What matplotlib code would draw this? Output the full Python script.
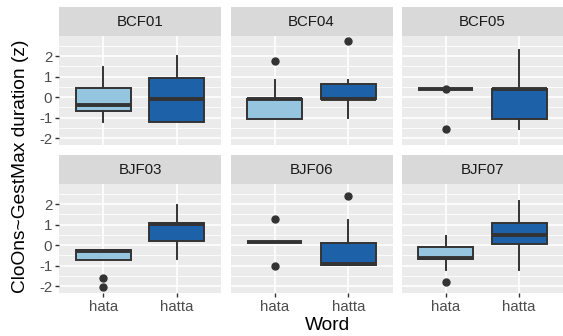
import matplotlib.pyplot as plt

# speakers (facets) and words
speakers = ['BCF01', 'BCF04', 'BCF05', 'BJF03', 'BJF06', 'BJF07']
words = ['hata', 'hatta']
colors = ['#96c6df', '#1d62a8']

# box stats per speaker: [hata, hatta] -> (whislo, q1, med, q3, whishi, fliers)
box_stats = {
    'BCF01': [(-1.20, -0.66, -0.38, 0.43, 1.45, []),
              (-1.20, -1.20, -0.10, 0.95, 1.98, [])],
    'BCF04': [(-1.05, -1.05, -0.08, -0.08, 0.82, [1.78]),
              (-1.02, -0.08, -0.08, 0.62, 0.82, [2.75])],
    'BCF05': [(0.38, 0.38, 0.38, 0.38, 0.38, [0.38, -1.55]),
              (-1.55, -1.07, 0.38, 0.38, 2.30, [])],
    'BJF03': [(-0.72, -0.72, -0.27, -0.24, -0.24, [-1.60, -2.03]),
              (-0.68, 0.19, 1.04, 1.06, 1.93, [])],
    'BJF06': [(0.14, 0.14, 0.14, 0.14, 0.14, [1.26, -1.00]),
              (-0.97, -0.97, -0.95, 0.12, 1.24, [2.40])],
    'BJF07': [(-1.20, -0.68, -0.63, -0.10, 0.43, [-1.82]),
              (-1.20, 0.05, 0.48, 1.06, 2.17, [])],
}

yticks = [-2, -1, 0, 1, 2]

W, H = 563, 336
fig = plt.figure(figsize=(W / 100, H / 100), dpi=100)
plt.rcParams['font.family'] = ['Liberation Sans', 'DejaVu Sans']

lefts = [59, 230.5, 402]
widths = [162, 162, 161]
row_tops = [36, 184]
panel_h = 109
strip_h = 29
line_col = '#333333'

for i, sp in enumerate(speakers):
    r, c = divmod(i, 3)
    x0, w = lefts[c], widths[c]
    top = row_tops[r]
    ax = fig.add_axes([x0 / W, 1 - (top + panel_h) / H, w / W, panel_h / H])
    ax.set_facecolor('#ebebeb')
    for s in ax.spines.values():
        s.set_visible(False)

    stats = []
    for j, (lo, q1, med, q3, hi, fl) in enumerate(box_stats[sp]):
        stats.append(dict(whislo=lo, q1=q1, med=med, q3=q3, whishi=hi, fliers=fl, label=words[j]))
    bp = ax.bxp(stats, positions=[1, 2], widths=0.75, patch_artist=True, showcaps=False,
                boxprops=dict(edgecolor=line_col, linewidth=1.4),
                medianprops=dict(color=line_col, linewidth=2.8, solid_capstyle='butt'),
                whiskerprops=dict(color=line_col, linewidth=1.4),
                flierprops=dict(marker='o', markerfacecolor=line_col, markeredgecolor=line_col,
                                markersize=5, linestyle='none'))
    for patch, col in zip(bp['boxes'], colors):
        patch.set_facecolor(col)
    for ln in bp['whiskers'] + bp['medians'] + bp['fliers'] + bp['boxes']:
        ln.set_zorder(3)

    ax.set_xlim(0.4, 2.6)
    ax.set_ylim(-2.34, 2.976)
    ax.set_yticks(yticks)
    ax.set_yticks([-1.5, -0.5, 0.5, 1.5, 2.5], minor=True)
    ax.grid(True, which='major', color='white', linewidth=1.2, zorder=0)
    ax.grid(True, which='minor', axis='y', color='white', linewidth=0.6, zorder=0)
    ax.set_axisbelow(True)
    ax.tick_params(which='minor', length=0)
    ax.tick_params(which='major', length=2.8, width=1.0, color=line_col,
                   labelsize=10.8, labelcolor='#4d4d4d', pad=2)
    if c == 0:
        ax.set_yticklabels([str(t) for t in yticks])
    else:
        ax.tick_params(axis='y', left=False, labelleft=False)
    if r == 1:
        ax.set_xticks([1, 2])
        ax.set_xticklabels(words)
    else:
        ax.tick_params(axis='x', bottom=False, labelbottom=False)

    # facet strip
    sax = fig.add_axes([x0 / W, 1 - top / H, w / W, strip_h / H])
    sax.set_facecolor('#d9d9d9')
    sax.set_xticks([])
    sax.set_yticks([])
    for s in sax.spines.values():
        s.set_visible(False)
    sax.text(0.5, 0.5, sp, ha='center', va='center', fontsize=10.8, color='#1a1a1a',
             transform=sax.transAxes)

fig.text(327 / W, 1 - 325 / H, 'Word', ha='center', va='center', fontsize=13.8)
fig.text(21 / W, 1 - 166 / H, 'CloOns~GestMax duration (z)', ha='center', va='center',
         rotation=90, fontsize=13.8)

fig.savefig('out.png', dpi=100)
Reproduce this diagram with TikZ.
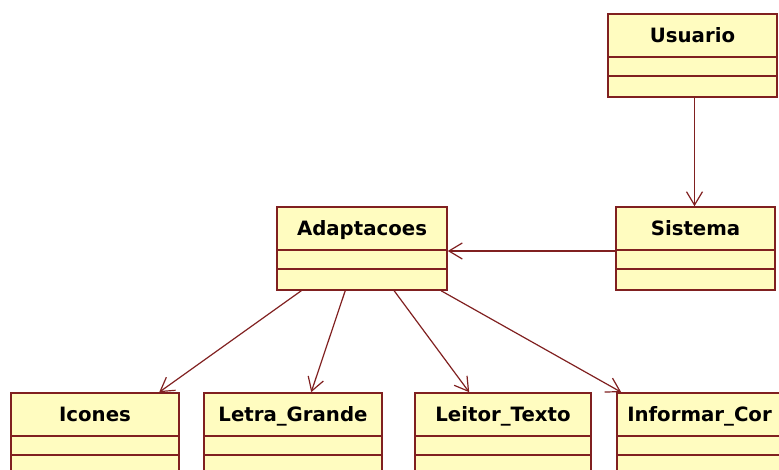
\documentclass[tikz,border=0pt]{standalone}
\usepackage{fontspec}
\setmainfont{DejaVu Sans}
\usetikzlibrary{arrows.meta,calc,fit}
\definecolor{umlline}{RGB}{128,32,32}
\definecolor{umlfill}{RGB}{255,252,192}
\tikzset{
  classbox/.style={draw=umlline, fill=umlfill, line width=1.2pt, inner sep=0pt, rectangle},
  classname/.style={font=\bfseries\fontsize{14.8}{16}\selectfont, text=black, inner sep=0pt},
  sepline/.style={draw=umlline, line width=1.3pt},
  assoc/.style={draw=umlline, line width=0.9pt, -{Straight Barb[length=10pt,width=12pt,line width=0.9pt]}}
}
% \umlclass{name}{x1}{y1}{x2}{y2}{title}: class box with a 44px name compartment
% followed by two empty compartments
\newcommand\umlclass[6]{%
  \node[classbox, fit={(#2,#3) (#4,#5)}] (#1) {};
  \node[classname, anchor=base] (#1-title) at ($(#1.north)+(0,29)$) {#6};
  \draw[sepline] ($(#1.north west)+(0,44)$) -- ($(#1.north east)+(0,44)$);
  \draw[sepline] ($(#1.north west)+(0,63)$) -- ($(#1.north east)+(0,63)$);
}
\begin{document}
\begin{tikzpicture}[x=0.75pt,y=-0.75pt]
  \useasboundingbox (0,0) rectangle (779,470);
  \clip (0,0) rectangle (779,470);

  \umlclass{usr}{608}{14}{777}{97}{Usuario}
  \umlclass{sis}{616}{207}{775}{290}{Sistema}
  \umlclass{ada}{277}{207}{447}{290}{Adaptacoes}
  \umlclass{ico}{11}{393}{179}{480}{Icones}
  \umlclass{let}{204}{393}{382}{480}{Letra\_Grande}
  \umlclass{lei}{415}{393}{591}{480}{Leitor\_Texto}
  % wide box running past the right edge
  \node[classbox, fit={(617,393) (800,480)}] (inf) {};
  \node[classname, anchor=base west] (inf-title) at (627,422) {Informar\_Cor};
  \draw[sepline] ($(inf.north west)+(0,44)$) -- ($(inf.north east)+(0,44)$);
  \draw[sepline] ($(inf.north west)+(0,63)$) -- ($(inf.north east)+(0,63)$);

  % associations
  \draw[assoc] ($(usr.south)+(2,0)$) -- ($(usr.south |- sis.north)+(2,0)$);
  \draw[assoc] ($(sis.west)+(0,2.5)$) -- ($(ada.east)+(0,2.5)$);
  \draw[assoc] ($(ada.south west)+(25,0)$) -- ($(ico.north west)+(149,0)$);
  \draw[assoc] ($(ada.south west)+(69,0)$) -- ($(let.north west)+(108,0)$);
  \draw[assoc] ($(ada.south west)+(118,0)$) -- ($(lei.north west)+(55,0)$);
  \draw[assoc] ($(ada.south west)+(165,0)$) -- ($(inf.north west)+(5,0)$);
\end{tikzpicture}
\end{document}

○ ○ ○ ○ ○ ○ ○

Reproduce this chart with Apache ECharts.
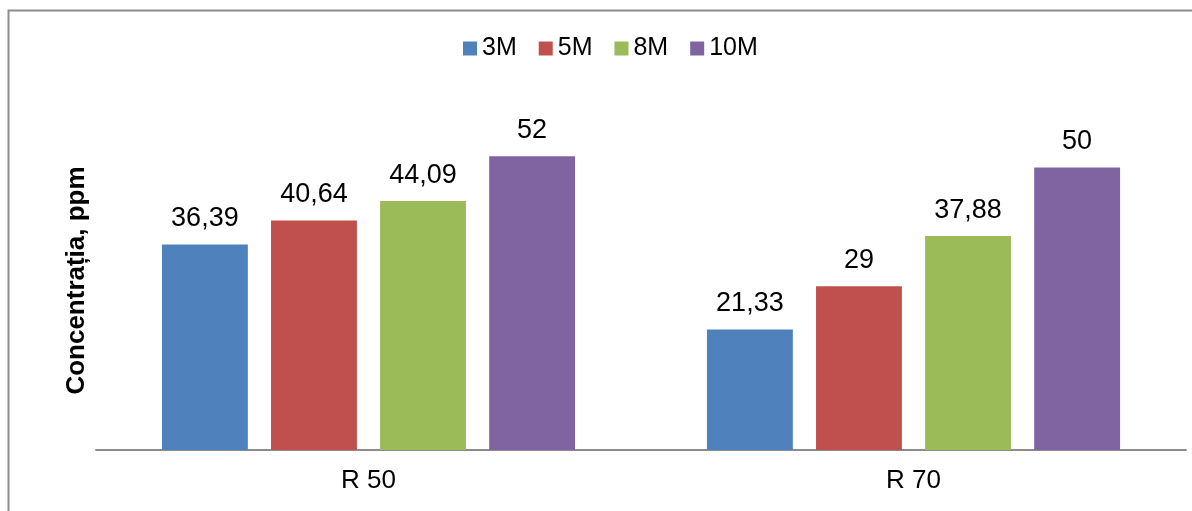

○ ○ ○ ○ ○ ○ ○

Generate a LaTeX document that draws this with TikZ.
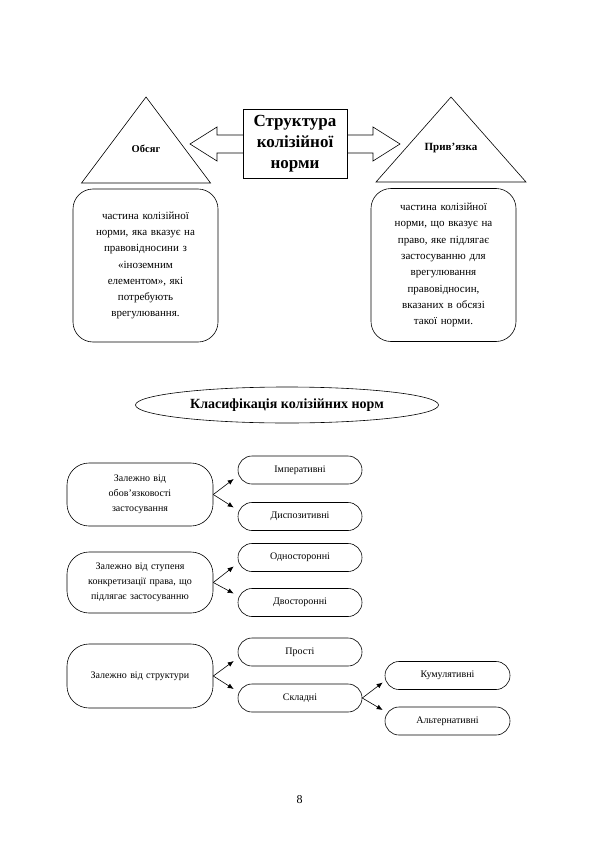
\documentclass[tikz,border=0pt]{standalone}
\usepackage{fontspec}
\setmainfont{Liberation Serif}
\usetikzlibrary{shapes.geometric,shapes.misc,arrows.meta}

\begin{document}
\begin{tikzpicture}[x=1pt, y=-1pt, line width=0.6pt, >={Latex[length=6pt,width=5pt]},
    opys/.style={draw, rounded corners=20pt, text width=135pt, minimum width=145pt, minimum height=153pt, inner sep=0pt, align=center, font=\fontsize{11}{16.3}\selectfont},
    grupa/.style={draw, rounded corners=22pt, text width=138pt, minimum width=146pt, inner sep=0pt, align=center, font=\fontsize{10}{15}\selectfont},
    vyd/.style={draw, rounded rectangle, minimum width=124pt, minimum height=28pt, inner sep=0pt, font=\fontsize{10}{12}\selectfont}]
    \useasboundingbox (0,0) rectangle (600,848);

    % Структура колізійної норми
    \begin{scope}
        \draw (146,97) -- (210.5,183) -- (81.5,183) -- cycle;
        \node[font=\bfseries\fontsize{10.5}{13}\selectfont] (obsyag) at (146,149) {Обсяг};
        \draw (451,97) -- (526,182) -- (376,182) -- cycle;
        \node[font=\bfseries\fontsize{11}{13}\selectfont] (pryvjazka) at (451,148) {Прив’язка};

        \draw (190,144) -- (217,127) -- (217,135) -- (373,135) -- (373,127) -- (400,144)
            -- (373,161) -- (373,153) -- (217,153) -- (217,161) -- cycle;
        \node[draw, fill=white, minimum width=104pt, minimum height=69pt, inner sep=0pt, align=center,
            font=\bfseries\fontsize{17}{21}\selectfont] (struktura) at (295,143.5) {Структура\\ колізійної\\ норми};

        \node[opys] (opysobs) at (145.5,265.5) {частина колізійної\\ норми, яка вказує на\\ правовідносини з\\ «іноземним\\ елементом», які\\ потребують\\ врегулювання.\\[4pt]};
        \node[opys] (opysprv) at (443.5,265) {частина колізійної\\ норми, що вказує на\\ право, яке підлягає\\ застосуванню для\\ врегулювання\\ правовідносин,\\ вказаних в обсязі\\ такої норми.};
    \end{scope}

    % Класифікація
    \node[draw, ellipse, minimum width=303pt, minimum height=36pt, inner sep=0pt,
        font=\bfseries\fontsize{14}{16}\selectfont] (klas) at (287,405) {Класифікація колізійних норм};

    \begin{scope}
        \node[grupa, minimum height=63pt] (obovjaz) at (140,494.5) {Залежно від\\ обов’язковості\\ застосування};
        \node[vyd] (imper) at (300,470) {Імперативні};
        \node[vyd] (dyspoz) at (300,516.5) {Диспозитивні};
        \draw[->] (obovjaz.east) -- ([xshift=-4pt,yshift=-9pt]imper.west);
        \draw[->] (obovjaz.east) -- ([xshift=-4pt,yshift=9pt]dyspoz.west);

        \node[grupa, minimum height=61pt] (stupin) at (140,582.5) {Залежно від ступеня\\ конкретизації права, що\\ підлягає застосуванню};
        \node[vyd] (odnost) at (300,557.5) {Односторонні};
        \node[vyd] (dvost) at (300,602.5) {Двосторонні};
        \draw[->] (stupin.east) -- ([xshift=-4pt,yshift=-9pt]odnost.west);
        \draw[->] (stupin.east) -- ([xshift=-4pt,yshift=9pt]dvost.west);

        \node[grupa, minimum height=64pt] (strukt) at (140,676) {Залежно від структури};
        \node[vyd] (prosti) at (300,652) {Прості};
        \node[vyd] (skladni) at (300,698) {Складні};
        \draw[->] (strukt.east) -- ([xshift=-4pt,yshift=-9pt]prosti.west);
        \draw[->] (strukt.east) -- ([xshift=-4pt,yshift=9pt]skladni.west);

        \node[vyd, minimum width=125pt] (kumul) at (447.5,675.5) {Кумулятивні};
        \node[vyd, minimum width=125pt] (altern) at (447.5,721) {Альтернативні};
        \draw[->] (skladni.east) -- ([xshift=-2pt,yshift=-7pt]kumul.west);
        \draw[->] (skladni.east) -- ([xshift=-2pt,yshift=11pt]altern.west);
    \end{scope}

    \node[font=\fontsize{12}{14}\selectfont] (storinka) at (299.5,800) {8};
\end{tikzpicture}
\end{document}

○ ○ ○ ○ ○ ○ ○

▸ **Work to do**:
Find every line in the records that has the string "with", then state how many there are and nothing else.

▸ **Result**:
4